# How do you graph y = -tan(x-pi) -3?

Oct 21, 2015

Shift the graph of $\tan \left(x\right)$ to the right of $\setminus \pi$ units, then reflect it with respect to the $x$-axis, then shift it downwards of $3$ units.

#### Explanation:

Assuming you know the graph of $\tan \left(x\right)$, let's analise step by step what changes you make, and their consequences.

First step: from $\tan \left(x\right)$ to $\tan \left(x - \setminus \pi\right)$. This changes is one of the form $f \left(x\right) \to f \left(x + k\right)$. This kind of changes means a horizontal translation of $k$ units, to the left if $k$ is positive, to the right if $k$ is negative.

So, in you case, we start from the graph of $\tan \left(x\right)$, and shift it to the right of $\setminus \pi$ units.

Second step: from $\tan \left(x - \setminus \pi\right)$ to $- \tan \left(x - \pi\right)$. This is one of the most simple and intuitive changes: if you go from $f \left(x\right)$ to $- f \left(x\right)$, you simply change the sign of every single value of the function, resulting in a reflection with respect to the $x$-axis.

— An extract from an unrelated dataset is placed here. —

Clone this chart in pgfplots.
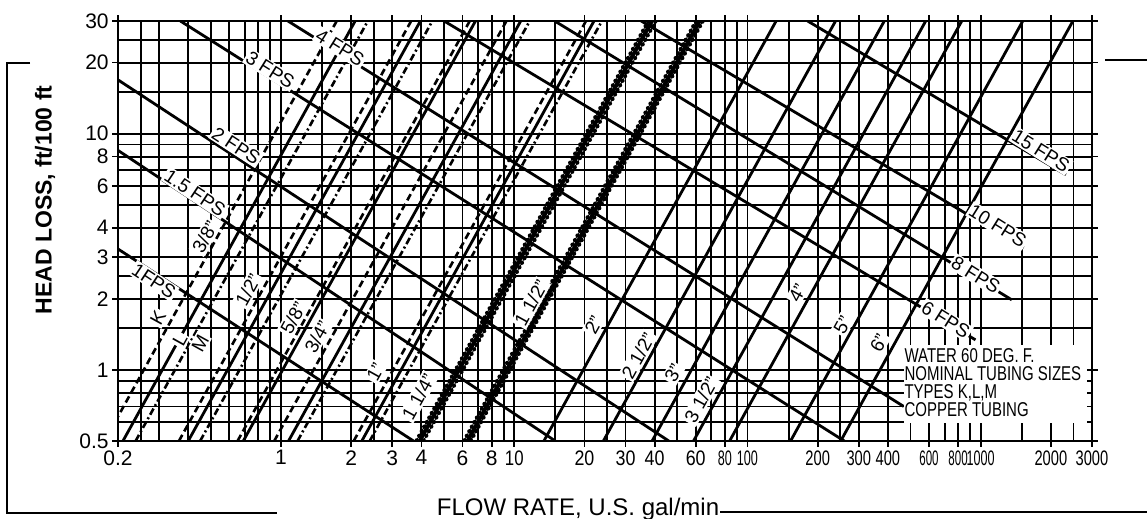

Third step: from $- \tan \left(x - \pi\right)$ to $- \tan \left(x - \pi\right) - 3$: this is a change of the form $f \left(x\right) \to f \left(x\right) + k$. This means that you need to add a certain number to the values of the function, resulting in a vertical shift, which will be upwards if $k$ is positive, and downwards if $k$ is negative. So, in your case, you need to shift the graph of $- \tan \left(x - \pi\right)$ down of three units.